My doctoral research focuses on literary representations of regional dialects in nineteenth-century fiction. The novel writers I consider sought to set down the sounds of their regional dialects in the decades before the invention of the Phonetic Alphabet. The dialect writing that is generated is therefore an approximation of sounds, rather than the specific schema that the Phonetic Alphabet sets out. Consequently, there are often disputes—usually humorous in nature—among dialect writers during the 1860s and 1870s about the correct and authentic way to represent a regional sound.
Ben Brierley was born in Failsworth, Lancashire, in 1825. He worked alongside his father as a handloom weaver from his family home, and then began to publish sketches and short stories in local newspapers while also working in a silk warehouse in Manchester in the 1840s. The autodidact’s ability to speak to and about his local region is shown through the fact that Brierley was able to support comfortably himself as a writer for several decades. Brierely is especially known for his Ab-o’th’-Yate serial, where much of the humour comes from mutual misunderstandings between the eponymous Ab and those don’t speak his broad Lancashire dialect. In Ab-o’th’-Yate in London, Ab can’t understand ‘Lunnon’ vocabulary when ordering breakfast:
“Two pints of coffee?” he said.
“Two pints.”
“How many slices?”
“It depends on th’ thickness. Bring a stack!” aw said.
“Crast or crammy?”
Aw didno’ know what he meant by that, but aw ventured upo’ “crammy”, thinking it met be better for one’s teeth.
“Rasher?”
“What’s that?”
“Bacon.”
“Nawe, no Lunnon pig for me! they feeden ’em too queerly, if o be true one reads abeaut ’em!”
Many of Brierley’s texts conclude with the sense that, no matter how large, impressive or humorous other cities might be, it is only in the Lancashire region that one finds straightforward and earnest connection with others. The Lancashire dialect speaker is often a figure of fun, but also of authenticity.
But this sense of connection to one’s region does not remain solely within the novels themselves. I have recently been exploring Brierley and others’ performances of their dialect writing in public halls and local spaces. Much like Charles Dickens’s wildly popular reading events in the 1860s, local writers would tour their regions, performing from their own texts in suburban halls, Mechanics’ Institutes, and schools. Events would include musical accompaniments and ballads, and often had a charitable affiliation for local causes.
Benjamin Brierley’s performative readings prioritised humour above all else. Newspaper reviews describe audiences ‘almost convulsed with laughter’, while, on occasion, Brierley himself was unable to continue his performance for laughing.

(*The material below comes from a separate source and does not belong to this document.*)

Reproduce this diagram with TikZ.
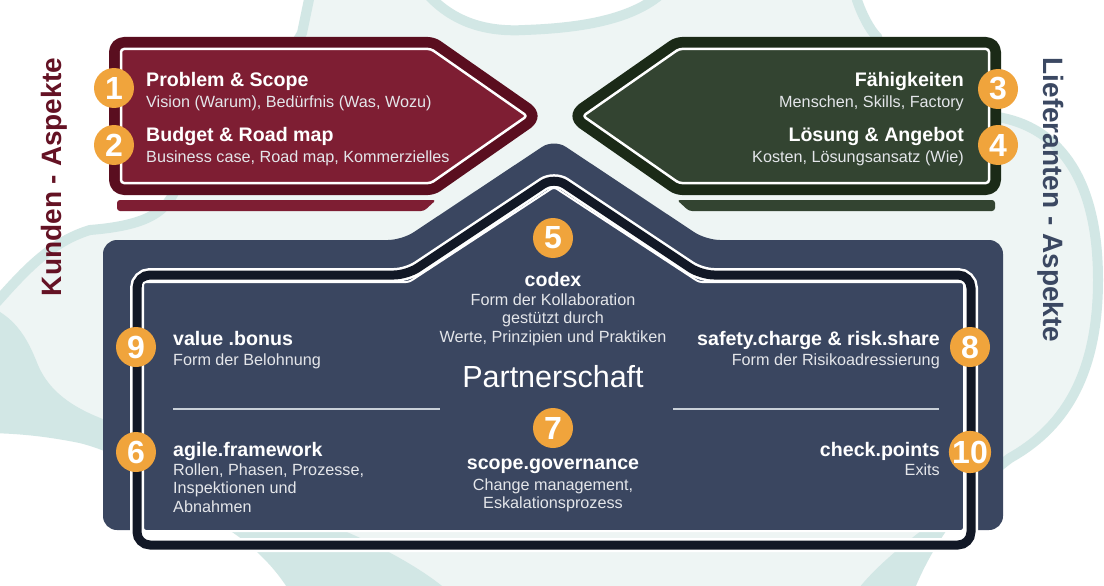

These reading events further established figures like Brierley as compelling representatives of their region, where the authentic Lancashire dialect was embodied in the voice of the individual writer. Brierley also adapted his work into collections for others to perform in a range of settings—from working men’s clubs to drawing room soirees. Hearing the dialect novel or farce sketch performed aloud formed a significant part of people’s leisure time, while also drawing upon and heightening the warm sense of local feeling among audiences.

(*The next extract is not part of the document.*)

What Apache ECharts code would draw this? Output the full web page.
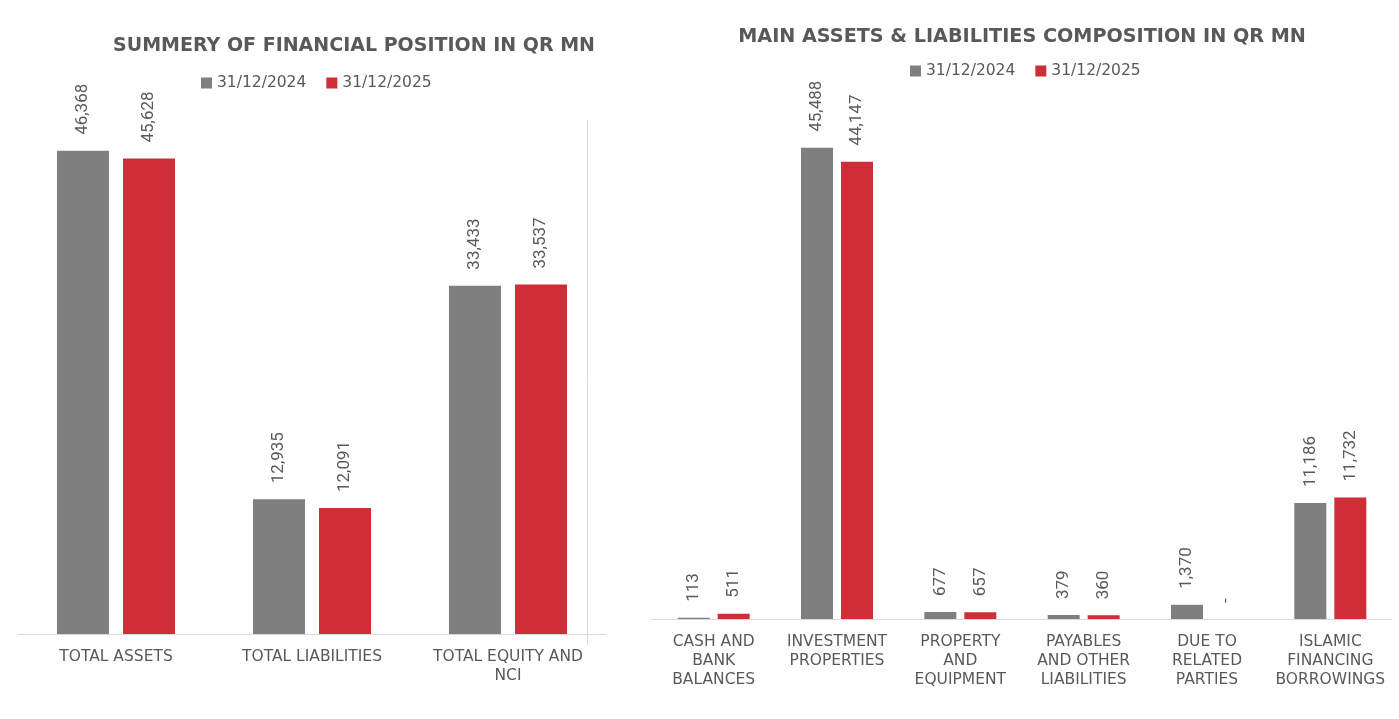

Brierley’s Tales & sketches of Lancashire life (1886), 1860.6.217 Gems from the prose work of Ben Brierley (?1891), 1891.11.9
The University Library holds a large quantity of nineteenth-century dialect material in its Rare Books collection, and academics at the University at the time included W. W. Skeat, first Elrington and Bosworth Professor of Anglo-Saxon in Cambridge, and founder of the English Dialect Society, which sought to promote and preserve regional writing.. Dialect writing in the late nineteenth century is often doubly pitched: it is a source of academic interest to those involved in the study of philology, while also the fiction that working men and women chose to either read or see performed in their leisure time. Often, within nineteenth-century dialect novels, narrators or editors will refer to the fact that the particular dialect has been preserved just in time, before it is lost entirely.
Since the temporary closure of the University Library, I have needed to order some of my own copies of these texts from specialist booksellers in order to continue my research. The majority of these works have not been reprinted since the 1880s, and I feel the real responsibility of being a caretaker of rare texts. The University Library’s collection of nineteenth-century dialect material is such an important resource for understanding how local people interacted and fashioned their regional identities. I, like many other readers and researchers, very much look forward to the day I can use its collections again.
Reading your blog brought a spontaneous opening of my heart as if Ben Brierley’s spirit breathes and speaks again – his marks on paper having distilled the power of love at the core of humanity. Authenticity shines through despite print’s shortcomings and allows us to celebrate different ways of speaking as a source of shared humour and fascination rather than an excuse for derision and exclusion. Keeping regional speech systems alive holds the space open for diversity. Dialect reflects so subtly the life of a community in a setting that is real. We need this to be able to capture a range of human experience in changing times. I didn’t know this existed and I want to say thank you for painting such a vivid picture in your blog and for being a caretaker of dialect writing.